● **Task prompt**
Please print exactly the lines below, from the start of the material up to and including the line with "const rightValues = [34, 25, 14, 14, 10, 3];", but none of the pictures.

● **Supplied material**
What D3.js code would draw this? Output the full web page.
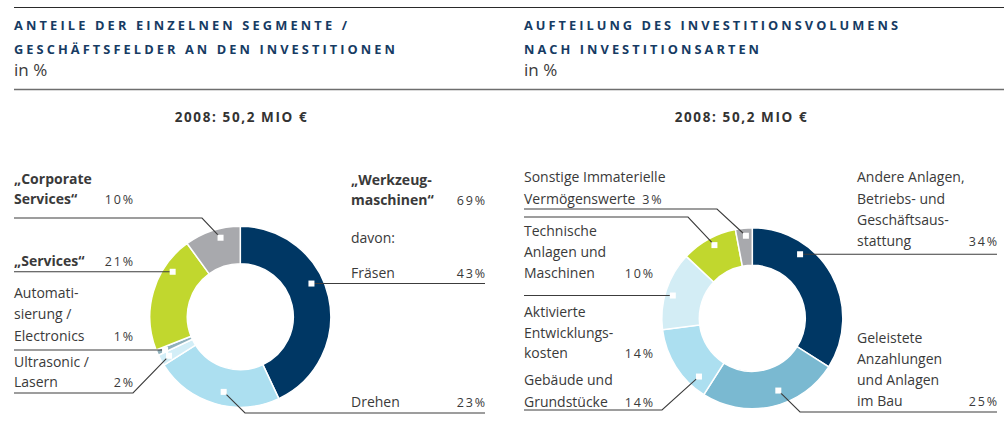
<!DOCTYPE html>
<html><head><meta charset="utf-8">
<script src="https://cdn.jsdelivr.net/npm/d3@7"></script>
<style>
html,body{margin:0;padding:0;background:#fff;}
svg{display:block;}
.lbl{font-family:"Open Sans",sans-serif;font-size:14px;fill:#3a3a3a;}
.b{font-weight:700;}
.pct{font-size:12.5px;letter-spacing:1.8px;font-weight:400;}
.ttl{font-family:"Open Sans",sans-serif;font-size:12.8px;font-weight:700;fill:#163b63;}
.unit{font-family:"Open Sans",sans-serif;font-size:17px;fill:#3a3a3a;}
.tot{font-family:"Open Sans",sans-serif;font-size:13.5px;font-weight:700;fill:#333;letter-spacing:1.6px;}
</style></head><body>
<svg id="c" width="1004" height="439"></svg>
<script>
// ---------- data ----------
const leftTitle = ["ANTEILE DER EINZELNEN SEGMENTE /", "GESCHÄFTSFELDER AN DEN INVESTITIONEN"];
const rightTitle = ["AUFTEILUNG DES INVESTITIONSVOLUMENS", "NACH INVESTITIONSARTEN"];
const unitLabel = "in %";
const totalLabel = "2008: 50,2 MIO €";
const leftCategories = ["Fräsen", "Drehen", "Ultrasonic /\nLasern", "Automati-\nsierung /\nElectronics", "„Services“", "„Corporate\nServices“"];
const leftValues = [43, 23, 2, 1, 21, 10];
const leftGroupLabel = "„Werkzeug-\nmaschinen“";
const leftGroupMembers = ["Fräsen", "Drehen", "Ultrasonic /\nLasern", "Automati-\nsierung /\nElectronics"];
const leftGroupNote = "davon:";
const rightCategories = ["Andere Anlagen,\nBetriebs- und\nGeschäftsaus-\nstattung", "Geleistete\nAnzahlungen\nund Anlagen\nim Bau", "Gebäude und\nGrundstücke", "Aktivierte\nEntwicklungs-\nkosten", "Technische\nAnlagen und\nMaschinen", "Sonstige Immaterielle\nVermögenswerte"];
const rightValues = [34, 25, 14, 14, 10, 3];

// ---------- styles ----------
const leftColors = ["#003764", "#acdff0", "#d3eef7", "#8fb0bb", "#c1d72e", "#a8a9ad"];
const rightColors = ["#003764", "#7ab9d1", "#acdff0", "#d3edf5", "#c1d72e", "#a8a9ad"];

// ---------- layout ----------
const leftChart = {cx: 240.3, cy: 316.7, titleX: 14, totalX: 241.5};
const rightChart = {cx: 752.3, cy: 318.3, titleX: 524, totalX: 741.5};
const titleLens = [[333, 381], [374, 235]];
const leftLayout = [
  {side: "r", x: 351, ys: [278.3], pctX: 485, lead: {x: 485, y: null}, t: 0.42, r: 78.5},
  {side: "r", x: 351, ys: [407.3], pctX: 485, lead: {x: 485, y: 413, knee: 245}, t: 0.455, r: 77},
  {side: "l", x: 14, ys: [366.5, 387], pctX: 133, lead: {x: 14, y: 393, knee: 133}, t: 0.51, r: 81.3},
  {side: "l", x: 14, ys: [298.3, 319.3, 340.5], pctX: 133, lead: {x: 14, y: null}, t: 0.36, r: 82.3},
  {side: "l", x: 14, ys: [266], pctX: 133, bold: true, lead: {x: 14, y: null}, t: 0.73, r: 81.2},
  {side: "l", x: 14, ys: [184, 204], pctX: 133, bold: true, lead: {x: 14, y: 218, knee: 202}, t: 0.61, r: 81.4}
];
const leftGroupLayout = {x: 351, ys: [185, 205], pctX: 485, noteY: 243.3};
const rightLayout = [
  {side: "r", x: 857, ys: [181.7, 203.5, 225, 246], pctX: 997, lead: {x: 997, y: null}, t: 0.30, r: 79.9},
  {side: "r", x: 857, ys: [342.7, 363.8, 385, 406], pctX: 997, lead: {x: 997, y: 412, knee: 800}, t: 0.42, r: 76.8},
  {side: "l", x: 524, ys: [385, 406.5], pctX: 653, lead: {x: 524, y: 410, knee: 662}, t: 0.2, r: 79},
  {side: "l", x: 524, ys: [316.7, 337.5, 358.3], pctX: 653, lead: {x: 524, y: null}, t: 0.46, r: 82.7},
  {side: "l", x: 524, ys: [236, 257, 278.3], pctX: 653, lead: {x: 524, y: 217, knee: 688}, t: 0.54, r: 82.4},
  {side: "l", x: 524, ys: [181.7, 204], inline: true, lead: {x: 524, y: 209, knee: 717}, t: 0.59, r: 82.8}
];
const R_OUT = 90.5, R_IN = 53, MK = 6;

const svg = d3.select("#c");

// rules
svg.append("line").attr("x1", 14).attr("x2", 1004).attr("y1", 7.5).attr("y2", 7.5)
  .attr("stroke", "#2a2a2a").attr("stroke-width", 1);
svg.append("line").attr("x1", 14).attr("x2", 1004).attr("y1", 89.5).attr("y2", 89.5)
  .attr("stroke", "#6e6e6e").attr("stroke-width", 1.5);

function header(chart, title, lens) {
  title.forEach((t, i) => {
    svg.append("text").attr("class", "ttl").attr("x", chart.titleX).attr("y", 29.5 + i * 24)
      .attr("textLength", lens[i]).attr("lengthAdjust", "spacing").text(t);
  });
  svg.append("text").attr("class", "unit").attr("x", chart.titleX).attr("y", 76).text(unitLabel);
  svg.append("text").attr("class", "tot").attr("x", chart.totalX).attr("y", 122)
    .attr("text-anchor", "middle").text(totalLabel);
}
header(leftChart, leftTitle, [titleLens[0][0], titleLens[0][1]]);
header(rightChart, rightTitle, [titleLens[1][0], titleLens[1][1]]);

function donut(chart, cats, vals, colors, layout) {
  const data = cats.map((c, i) => ({cat: c, value: vals[i]}));
  const pie = d3.pie().sort(null).value(d => d.value).startAngle(0).endAngle(2 * Math.PI);
  const arcs = pie(data);
  const arc = d3.arc().innerRadius(R_IN).outerRadius(R_OUT);
  const g = svg.append("g").attr("transform", `translate(${chart.cx},${chart.cy})`);
  g.selectAll("path").data(arcs).join("path")
    .attr("d", arc).attr("fill", (d, i) => colors[i])
    .attr("stroke", "#fff").attr("stroke-width", 1.5);

  const leaders = svg.append("g");
  const markers = svg.append("g");
  arcs.forEach((a, i) => {
    const L = layout[i];
    const ang = a.startAngle + L.t * (a.endAngle - a.startAngle);
    const mx = chart.cx + L.r * Math.sin(ang);
    const my = chart.cy - L.r * Math.cos(ang);
    const ld = L.lead;
    let pts;
    if (L.side === "l") {
      pts = ld.y == null ? [[ld.x, my], [mx, my]] : [[ld.x, ld.y], [ld.knee, ld.y], [mx, my]];
    } else {
      pts = ld.y == null ? [[mx, my], [ld.x, my]] : [[mx, my], [ld.knee, ld.y], [ld.x, ld.y]];
    }
    leaders.append("path").attr("d", d3.line()(pts)).attr("fill", "none")
      .attr("stroke", "#3c3c3c").attr("stroke-width", 1.1);
    markers.append("rect").attr("x", mx - MK / 2).attr("y", my - MK / 2)
      .attr("width", MK).attr("height", MK).attr("fill", "#fff");

    const lines = a.data.cat.split("\n");
    lines.forEach((ln, j) => {
      const t = svg.append("text").attr("class", "lbl" + (L.bold ? " b" : ""))
        .attr("x", L.x).attr("y", L.ys[j]).text(ln);
      if (j === lines.length - 1 && L.inline) {
        t.append("tspan").attr("class", "pct").attr("dx", 7).text(a.data.value + "%");
      }
    });
    if (!L.inline) {
      svg.append("text").attr("class", "lbl pct").attr("x", L.pctX + 1.8)
        .attr("y", L.ys[L.ys.length - 1]).attr("text-anchor", "end").text(a.data.value + "%");
    }
  });
}
donut(leftChart, leftCategories, leftValues, leftColors, leftLayout);
donut(rightChart, rightCategories, rightValues, rightColors, rightLayout);

// group label (sum of members)
const groupSum = d3.sum(leftGroupMembers, m => leftValues[leftCategories.indexOf(m)]);
const gl = leftGroupLabel.split("\n");
gl.forEach((ln, j) => {
  svg.append("text").attr("class", "lbl b").attr("x", leftGroupLayout.x).attr("y", leftGroupLayout.ys[j]).text(ln);
});
svg.append("text").attr("class", "lbl pct").attr("x", leftGroupLayout.pctX + 1.8)
  .attr("y", leftGroupLayout.ys[gl.length - 1]).attr("text-anchor", "end").text(groupSum + "%");
svg.append("text").attr("class", "lbl").attr("x", leftGroupLayout.x).attr("y", leftGroupLayout.noteY).text(leftGroupNote);
</script>
</body></html>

● **Complete response**
What D3.js code would draw this? Output the full web page.
<!DOCTYPE html>
<html><head><meta charset="utf-8">
<script src="https://cdn.jsdelivr.net/npm/d3@7"></script>
<style>
html,body{margin:0;padding:0;background:#fff;}
svg{display:block;}
.lbl{font-family:"Open Sans",sans-serif;font-size:14px;fill:#3a3a3a;}
.b{font-weight:700;}
.pct{font-size:12.5px;letter-spacing:1.8px;font-weight:400;}
.ttl{font-family:"Open Sans",sans-serif;font-size:12.8px;font-weight:700;fill:#163b63;}
.unit{font-family:"Open Sans",sans-serif;font-size:17px;fill:#3a3a3a;}
.tot{font-family:"Open Sans",sans-serif;font-size:13.5px;font-weight:700;fill:#333;letter-spacing:1.6px;}
</style></head><body>
<svg id="c" width="1004" height="439"></svg>
<script>
// ---------- data ----------
const leftTitle = ["ANTEILE DER EINZELNEN SEGMENTE /", "GESCHÄFTSFELDER AN DEN INVESTITIONEN"];
const rightTitle = ["AUFTEILUNG DES INVESTITIONSVOLUMENS", "NACH INVESTITIONSARTEN"];
const unitLabel = "in %";
const totalLabel = "2008: 50,2 MIO €";
const leftCategories = ["Fräsen", "Drehen", "Ultrasonic /\nLasern", "Automati-\nsierung /\nElectronics", "„Services“", "„Corporate\nServices“"];
const leftValues = [43, 23, 2, 1, 21, 10];
const leftGroupLabel = "„Werkzeug-\nmaschinen“";
const leftGroupMembers = ["Fräsen", "Drehen", "Ultrasonic /\nLasern", "Automati-\nsierung /\nElectronics"];
const leftGroupNote = "davon:";
const rightCategories = ["Andere Anlagen,\nBetriebs- und\nGeschäftsaus-\nstattung", "Geleistete\nAnzahlungen\nund Anlagen\nim Bau", "Gebäude und\nGrundstücke", "Aktivierte\nEntwicklungs-\nkosten", "Technische\nAnlagen und\nMaschinen", "Sonstige Immaterielle\nVermögenswerte"];
const rightValues = [34, 25, 14, 14, 10, 3];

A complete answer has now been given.